Document, Don't Create: The Social Media Mindset Shift
Most of the best small-business content isn't created, it's just noticed. Here's why documenting what you already do beats inventing posts from thin air, and how to make it a habit you can actually keep.
Dave Smith

Here's the thing about social media that nobody tells you when they're busy telling you to "create great content": most of the best stuff isn't created at all. It's just noticed.
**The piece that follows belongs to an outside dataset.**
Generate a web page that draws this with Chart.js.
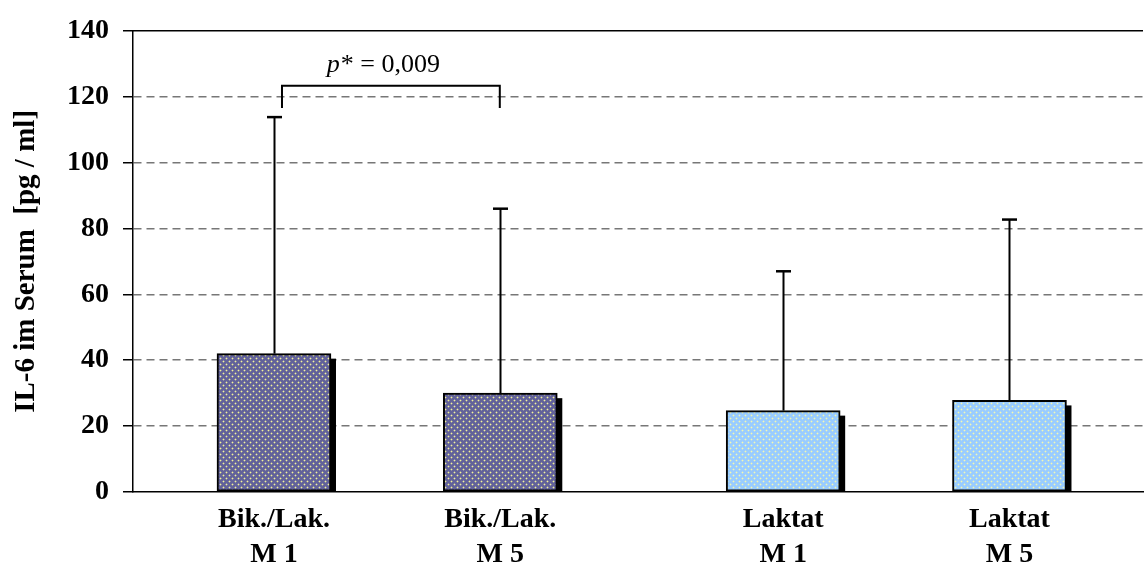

There's a difference, and it's the difference between staring at a blank screen on a Tuesday night feeling like a fraud, and pulling your phone out of your pocket because something worth showing just happened in front of you. One of those is exhausting. The other one is just paying attention.
The trap of "creating"
The word "create" does a lot of damage. It makes posting sound like a separate job — something you have to sit down and *do*, on top of actually running your business. You picture a studio. Good lighting. A clever idea you don't have. A caption that needs to be witty. By the time you've imagined all that, you've already decided you'll do it tomorrow.
And the problem with treating content as creation is that it competes with the work. You only have so many hours, and "make something clever for Instagram" will always lose to "finish the job the customer is actually paying for." Fair enough. It should lose.
But documenting doesn't compete with the work. Documenting *is* the work, with your phone out.
What documenting actually means
Documenting means your content comes from what you're already doing, rather than from your imagination. You're not inventing a post. You're recording a moment that was going to happen anyway.
The kettle's on, the van's loaded, the first order of the day is going out the door, the workshop's a mess halfway through a job, a customer's just said something that made you laugh — none of that requires an idea. It just requires you to notice it's happening and spend ten seconds capturing it.
If you make cakes, the half-finished one on the turntable is a post. If you fit kitchens, the "before" of a room that looks like a bomb's gone off is a post. If you do the books for other small businesses, a photo of your actual desk with three coffees and a spreadsheet open is a post. None of these are clever. That's exactly why they work — they're real, and real is rare on a feed full of people pretending.
Why this is the version that actually sticks
The reason most posting schedules collapse after a fortnight isn't laziness. It's that "think of something to post" is a tax you pay every single time, and nobody can pay it forever. Documenting removes the tax. You're not generating ideas from nothing; you're just turning around and pointing your camera at the thing.
It also solves the authenticity problem without you having to try. People can feel the difference between a post that was manufactured to look like a small business and a post that genuinely came from one. When you document, you can't help but sound like yourself, because there's no performance layer in between. You're just showing what's there.
And it scales down beautifully on the days you've got nothing in you. Created content has a quality floor — if you can't be clever, you post nothing. Documented content doesn't. Even a knackered Friday photo of the shutters going down with "that's us done for the week" is enough. It's not trying to win anything. It's just keeping the lights on.
How to make it a habit, not a project
The shift is mostly about timing. Don't set aside an evening to "do social media." Capture in the moment, sort it out later.
A few things that make this stick:
- Take the photo first, decide later. You can't document a moment that's already passed. Snap it even if you're not sure you'll use it. A folder of ten unused photos is a far better problem than a blank week.
- Keep a running note of one-liners. When a customer asks the same question for the fifth time, or says something that makes you smile, write it down. Those are captions waiting to happen, and you'll never remember them by Sunday.
- Lower the bar on purpose. The post doesn't have to be your best work. It has to exist. "Good enough and posted" beats "perfect and still in drafts" every time.
- Batch the boring bit, not the noticing. Gather raw moments all week, then spend ten minutes once a week turning them into posts. The noticing happens live; the writing-up doesn't have to.
That last point is where a bit of help earns its keep. The hard part of documenting was never the photo — it's the half hour afterwards turning "here's a thing that happened" into something that reads well across Facebook, Instagram and X. That's the bit Aunty Social was built to take off your plate: you bring the raw moment, it handles the words and the posting, for less than a tank of diesel a month. You stay the one who noticed; you just don't have to be the one staring at the caption box at half ten at night.
The honest version
You will never out-create the people who do this full time, with budgets and teams and ring lights. But you don't need to. You've got something they're desperately trying to fake: you're actually there, doing the real thing, every day.
So stop trying to think up content. Start turning around and noticing the content that's already happening in front of you. It's cheaper, it's truer, and unlike inventing posts from thin air, it's a habit you can actually keep.